Some metrics differ only in name, while others are structured entirely differently. In particular, per-partition and per-user metrics are far richer in the native implementation. Fairshare metrics, however, are not yet included in the native endpoint.
Grafana Dashboard
All existing Slurm dashboards on the Grafana Labs marketplace are based on the exporter:
I built a dashboard based on the 25.11 native metrics and published it to the marketplace:
Dashboard Layout
The dashboard is organized into five sections:
1. Cluster Summary — Stat panels showing running/pending jobs, CPU/memory utilization, and node state at a glance.
Key queries:
# CPU utilization
sum(slurm_node_cpus_alloc) / sum(slurm_node_cpus)
# Memory utilization
sum(slurm_node_memory_alloc_bytes) / sum(slurm_node_memory_bytes)
2. Job Trends — Timeseries panels showing job state changes over time and completion/start/submission rates.
# Job completion rate per minute
rate(slurm_sdiag_jobs_completed[5m]) * 60
3. Per-node Resources — Tracks CPU/memory allocation and utilization for each node. Useful for identifying nodes under concentrated load.
# Per-node CPU utilization
slurm_node_cpus_alloc / slurm_node_cpus
4. Per-user Jobs — Stacked timeseries showing how much resources each user is consuming. Useful for detecting resource concentration.
# Show only non-zero values (reduce noise)
slurm_user_jobs_running > 0
slurm_user_jobs_cpus_alloc > 0
5. Scheduler Performance — Internal performance metrics for slurmctld. Abnormally long scheduler cycle times can indicate throughput issues.

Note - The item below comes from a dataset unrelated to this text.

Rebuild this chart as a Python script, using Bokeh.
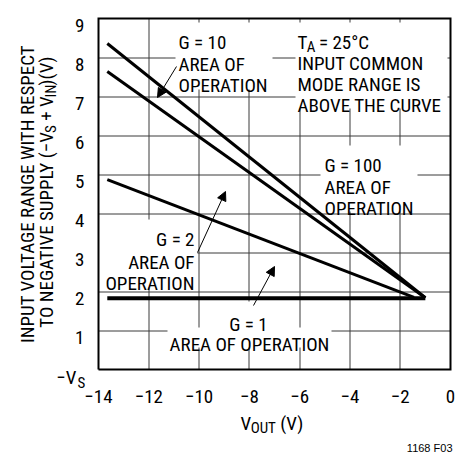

# Scheduler cycle time (µs)
slurm_sched_mean_cycle
slurm_bf_mean_cycle
# slurmdbd queue size (growing = problem)
slurm_slurmdbd_queue_size

The dashboard can be imported from the Grafana marketplace.
Summary
| Item | Legacy (Exporter) | 25.11 (Native) |
|---|---|---|
| Extra binary | Required | Not required |
| Data collection | CLI parsing (squeue, sinfo) | Direct internal data from slurmctld |
| Prometheus config | Required | Required (same) |
| Metric accuracy | Depends on CLI poll interval | Real-time internal state |
| Metric coverage | Limited | Rich (per-partition, per-user, detailed scheduler) |
| Maintenance | Manage exporter separately | Included in Slurm package |
| Grafana dashboard | Many on marketplace | Listed on marketplace (#24979) |
Slurm 25.11’s native OpenMetrics simplifies the architecture while providing richer metrics. The biggest advantages are eliminating the need to manage a separate exporter and being able to observe slurmctld’s internal state directly.
That said, this is still an early-stage feature — there is no authentication yet, and some metrics like fairshare are not yet included. I look forward to seeing these gaps addressed in future releases.
This post was written in a Slurm 25.11.2 + Prometheus 2.51 + Grafana 10.4 environment.